I’m not sure what to say or write now. As this post is one of the reasons I have not updated in weeks. I feel writing about it may make it all come back. Though maybe writing about it is a way to release all the feelings inside. So here goes..
On Sunday night, after returning from Galveston, my father calls me. He tells me that my uncle was killed in a car accident that morning. My mothers oldest brother, Frank Huber IV, was killed by another driver driving (speeding) on the wrong side of the freeway. Although not official, everyone assumes the other driver was drunk. As if that wasn’t bad enough, his wife Pat was only a few cars behind him, when the accident occurred.
We left early Wednesday for Cleveland. That afternoon was the first wake. I don’t think we were late, but by the time we arrived there was already a line out the door. I have to say Frank touched a lot of lives. He was very active and passionate about his hobbies. He had been involved in the Cleveland Soap Box Derby, where he participated as a kid, and then helped his own kids and nephews race. He also became the Scale Master, who did the weigh ins at the races. He also had a passion for MG cars, in which he attended many meets and runs. He had just purchased a new 1960 MGA only a month before. You can tell everyone there didn’t just know of Frank, they actually knew him, and I’m sure that Frank knew all of them.

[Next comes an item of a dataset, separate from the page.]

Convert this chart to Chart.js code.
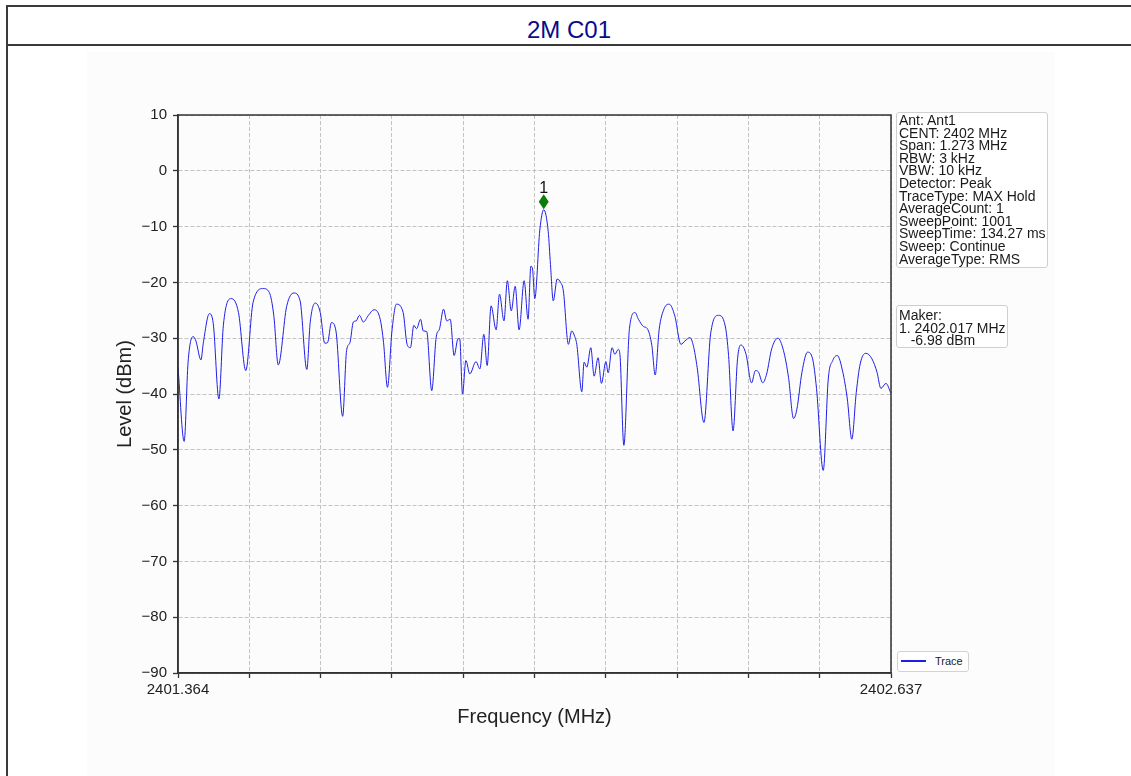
<!DOCTYPE html>
<html>
<head>
<meta charset="utf-8">
<script src="https://cdn.jsdelivr.net/npm/chart.js@4/dist/chart.umd.min.js"></script>
<style>
  html, body { margin: 0; padding: 0; background: #ffffff; }
  body { width: 1131px; height: 776px; position: relative; overflow: hidden;
         font-family: "Liberation Sans", Arial, sans-serif; }
  .hline { position: absolute; left: 6px; width: 1125px; height: 2px; background: #3a3a3a; }
  .vline { position: absolute; left: 6px; top: 5px; width: 2px; height: 771px; background: #3a3a3a; }
  #title { position: absolute; left: 7px; width: 1124px; top: 18px; line-height: 24px;
           font-size: 24px; color: #0a0a8a; text-align: center; }
  #imgbg { position: absolute; left: 87px; top: 52px; width: 968px; height: 724px; background: #fcfcfc; }
  #chart { position: absolute; left: 0; top: 0; }
  .box { position: absolute; box-sizing: border-box; border: 1px solid #cfcfcf; border-radius: 3px;
         background: #ffffff; font-size: 14px; line-height: 12.6px; color: #1a1a1a;
         white-space: pre; padding: 1px 2px 0 2px; }
  #legend { position: absolute; left: 897px; top: 651px; width: 72px; height: 21px; box-sizing: border-box;
            border: 1px solid #d2d2d2; border-radius: 3px; background: #fff; }
  #legend .ln { position: absolute; left: 3px; top: 8px; width: 25px; height: 1.5px; background: #1e1ee6; }
  #legend .tx { position: absolute; left: 37px; top: 2px; font-size: 11px; line-height: 14px; color: #222; }
</style>
</head>
<body>
<div class="hline" style="top:5px"></div>
<div class="hline" style="top:44px"></div>
<div class="vline"></div>
<div id="title">2M C01</div>
<div id="imgbg"></div>
<canvas id="chart" width="1131" height="776"></canvas>
<div class="box" id="info" style="left:896px; top:112px; width:152px; height:156px;"></div>
<div class="box" id="maker" style="left:896px; top:305px; width:112px; height:43px; padding-top:3px;"></div>
<div id="legend"><div class="ln"></div><div class="tx">Trace</div></div>
<script>
// ---------- data ----------
const freqMHz = [
  2401.364, 2401.375, 2401.382, 2401.391, 2401.396, 2401.405, 2401.409, 2401.420, 2401.427, 2401.437,
  2401.445, 2401.459, 2401.472, 2401.485, 2401.498, 2401.516, 2401.527, 2401.535, 2401.543, 2401.558,
  2401.571, 2401.582, 2401.594, 2401.600, 2401.609, 2401.618, 2401.626, 2401.631, 2401.638, 2401.646,
  2401.658, 2401.665, 2401.671, 2401.677, 2401.682, 2401.688, 2401.695, 2401.704, 2401.714, 2401.725,
  2401.731, 2401.738, 2401.746, 2401.754, 2401.766, 2401.773, 2401.779, 2401.785, 2401.790, 2401.797,
  2401.802, 2401.808, 2401.817, 2401.825, 2401.831, 2401.838, 2401.844, 2401.850, 2401.857, 2401.864,
  2401.867, 2401.872, 2401.878, 2401.885, 2401.896, 2401.903, 2401.910, 2401.916, 2401.923, 2401.932,
  2401.938, 2401.946, 2401.952, 2401.959, 2401.966, 2401.973, 2401.982, 2401.989, 2401.994, 2401.997,
  2402.001, 2402.010, 2402.017, 2402.025, 2402.029, 2402.034, 2402.041, 2402.047, 2402.052, 2402.061,
  2402.067, 2402.072, 2402.076, 2402.085, 2402.089, 2402.094, 2402.101, 2402.107, 2402.114, 2402.120,
  2402.128, 2402.132, 2402.139, 2402.144, 2402.150, 2402.153, 2402.160, 2402.170, 2402.180, 2402.186,
  2402.195, 2402.202, 2402.210, 2402.216, 2402.223, 2402.232, 2402.241, 2402.251, 2402.262, 2402.269,
  2402.278, 2402.284, 2402.291, 2402.303, 2402.315, 2402.329, 2402.341, 2402.347, 2402.355, 2402.363,
  2402.369, 2402.378, 2402.388, 2402.395, 2402.400, 2402.408, 2402.415, 2402.424, 2402.435, 2402.445,
  2402.454, 2402.463, 2402.469, 2402.478, 2402.488, 2402.497, 2402.504, 2402.516, 2402.525, 2402.533,
  2402.541, 2402.551, 2402.559, 2402.567, 2402.575, 2402.582, 2402.592, 2402.603, 2402.612, 2402.619,
  2402.628, 2402.637
];
const levelDBm = [
  -35.2, -48.5, -34.3, -29.7, -30.5, -33.9, -31.0, -25.6, -27.4, -40.9,
  -27.7, -22.9, -25.4, -35.8, -23.6, -21.1, -21.8, -25.9, -34.8, -24.3,
  -21.9, -23.3, -35.6, -27.2, -23.7, -25.4, -30.9, -30.8, -27.2, -28.7,
  -44.0, -32.2, -30.8, -27.1, -26.9, -25.9, -27.1, -25.9, -24.9, -26.6,
  -30.8, -38.8, -28.7, -23.9, -25.4, -31.1, -31.7, -27.7, -28.3, -26.6,
  -28.7, -28.8, -39.4, -29.8, -28.3, -24.8, -26.9, -26.6, -33.1, -30.1,
  -30.1, -40.0, -34.0, -36.4, -34.2, -35.5, -29.3, -34.9, -24.2, -28.5,
  -22.1, -26.9, -19.7, -25.1, -20.7, -28.5, -19.7, -26.6, -17.1, -17.6,
  -22.9, -10.6, -6.98, -10.9, -16.8, -23.3, -19.4, -20.0, -21.5, -31.1,
  -28.7, -29.6, -31.1, -39.6, -34.3, -35.2, -31.7, -36.8, -33.5, -38.1,
  -34.2, -36.2, -31.7, -32.9, -32.0, -32.9, -49.2, -28.3, -25.4, -26.6,
  -27.9, -28.3, -31.3, -36.6, -28.5, -24.7, -23.9, -26.0, -31.1, -30.5,
  -29.9, -31.3, -35.3, -45.1, -29.2, -25.9, -27.8, -33.1, -46.6, -33.7,
  -31.2, -32.8, -38.0, -35.8, -36.0, -38.0, -36.4, -31.9, -30.0, -32.2,
  -37.0, -44.4, -42.7, -36.1, -32.5, -33.7, -39.0, -53.7, -37.3, -34.0,
  -33.1, -36.1, -40.9, -48.1, -39.7, -34.6, -32.7, -33.7, -36.1, -39.0,
  -38.1, -39.9
];
const xMin = 2401.364;
const xMax = 2402.637;
const xTickCount = 11;
const xTickLabels = ['2401.364', '', '', '', '', '', '', '', '', '', '2402.637'];
const yMin = -90, yMax = 10, yStep = 10;
const markerFreq = 2402.017;
const markerLevel = -6.98;
const markerName = '1';
const infoLines = [
  'Ant: Ant1', 'CENT: 2402 MHz', 'Span: 1.273 MHz', 'RBW: 3 kHz', 'VBW: 10 kHz',
  'Detector: Peak', 'TraceType: MAX Hold', 'AverageCount: 1', 'SweepPoint: 1001',
  'SweepTime: 134.27 ms', 'Sweep: Continue', 'AverageType: RMS'
];
const makerLines = ['Maker:', '1. 2402.017 MHz', '   -6.98 dBm'];

document.getElementById('info').textContent = infoLines.join('\n');
document.getElementById('maker').textContent = makerLines.join('\n');

const FONT = '"Liberation Sans", Arial, sans-serif';
const traceData = freqMHz.map((f, i) => ({ x: f, y: levelDBm[i] }));

const framePlugin = {
  id: 'frame',
  afterDraw(chart) {
    const { ctx, chartArea: a, scales } = chart;
    ctx.save();
    ctx.strokeStyle = '#333333';
    ctx.lineWidth = 1.5;
    ctx.strokeRect(a.left, a.top, a.right - a.left, a.bottom - a.top);
    // marker
    const px = scales.x.getPixelForValue(markerFreq);
    const py = scales.y.getPixelForValue(markerLevel) - 8;
    ctx.fillStyle = '#0a7d0a';
    ctx.beginPath();
    ctx.moveTo(px, py - 7.5);
    ctx.lineTo(px + 5, py);
    ctx.lineTo(px, py + 7.5);
    ctx.lineTo(px - 5, py);
    ctx.closePath();
    ctx.fill();
    ctx.fillStyle = '#111';
    ctx.font = '16px ' + FONT;
    ctx.textAlign = 'center';
    ctx.textBaseline = 'alphabetic';
    ctx.fillText(markerName, px, py - 9);
    ctx.restore();
  }
};

new Chart(document.getElementById('chart'), {
  type: 'line',
  data: {
    datasets: [{
      label: 'Trace',
      data: traceData,
      borderColor: 'rgb(30,30,230)',
      borderWidth: 1,
      pointRadius: 0,
      cubicInterpolationMode: 'monotone',
      fill: false
    }]
  },
  options: {
    responsive: false,
    animation: false,
    devicePixelRatio: 1,
    events: [],
    layout: { padding: { left: 113, right: 240, top: 115, bottom: 47 } },
    plugins: { legend: { display: false }, tooltip: { enabled: false } },
    scales: {
      x: {
        type: 'linear',
        min: xMin, max: xMax,
        afterBuildTicks: (s) => {
          const t = [];
          for (let i = 0; i < xTickCount; i++) t.push({ value: xMin + (xMax - xMin) * i / (xTickCount - 1) });
          s.ticks = t;
        },
        afterFit: (s) => { s.height = 56; },
        ticks: {
          autoSkip: false, maxRotation: 0, minRotation: 0, padding: 3,
          color: '#222', font: { size: 15, family: FONT },
          callback: (v, i) => xTickLabels[i]
        },
        grid: { color: '#b4b4b4', lineWidth: 0.8, tickLength: 5, tickColor: '#333', tickWidth: 1.3 },
        border: { display: true, color: '#333', width: 1.5, dash: [4, 2] },
        title: { display: true, text: 'Frequency (MHz)', color: '#222',
                 font: { size: 20, family: FONT }, padding: { top: 0, bottom: 0 } }
      },
      y: {
        type: 'linear',
        min: yMin, max: yMax,
        afterFit: (s) => { s.width = 65; },
        ticks: {
          stepSize: yStep, padding: 6, color: '#222', font: { size: 15, family: FONT },
          callback: (v) => String(v).replace('-', '\u2212')
        },
        grid: { color: '#b4b4b4', lineWidth: 0.8, tickLength: 5, tickColor: '#333', tickWidth: 1.3 },
        border: { display: true, color: '#333', width: 1.5, dash: [4, 2] },
        title: { display: true, text: 'Level (dBm)', color: '#222',
                 font: { size: 20, family: FONT }, padding: { top: 0, bottom: 0 } }
      }
    }
  },
  plugins: [framePlugin]
});
</script>
</body>
</html>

Thursday afternoon and night we were at the wake again. I would say more people showed up that night than the night before. Friday was the day of the service and burial. We arrived early at the funeral home said our last goodbye, and drove to the church. The church service was really nice. What touched me most was the priest, talking how much Frank loved his cars. The reverend wanted to find a bible verse that might talk about cars, which of course there were none. So he found the closest thing. 2 Kings 2:11, in which Elijah is taken to heaven in chariot of fire. He then mentions that the song ‘Swing Low, Sweet Chariot’ come from that passage. He asks Franks family if it would be okay if we sung it, which they didn’t know he was going to do. He then brings out a guitar and sings and plays Swing Low. It was very touching. Another more touching moment was his son Tim, also picked up a guitar and singing ‘Worlds Apart’. I personally never know he can sing, and he sang beautifully. After the service, which filled the church, we went to the cemetery. The precession had to have been a mile long if not more. Once we reached the cemetery the clouds opened up, and down came the rain. As the reverend mentioned, it was a perfect for a Navy man. At the cemetery he was honnored by the US Navy, with a flag folding ceremony.
That night we spent at my uncle Bills house, with most of the family being there. We ate and drank, and remembered all the good times we’ve had with Frank, all saying goodbye to a truely great uncle, brother, husband, father, and son.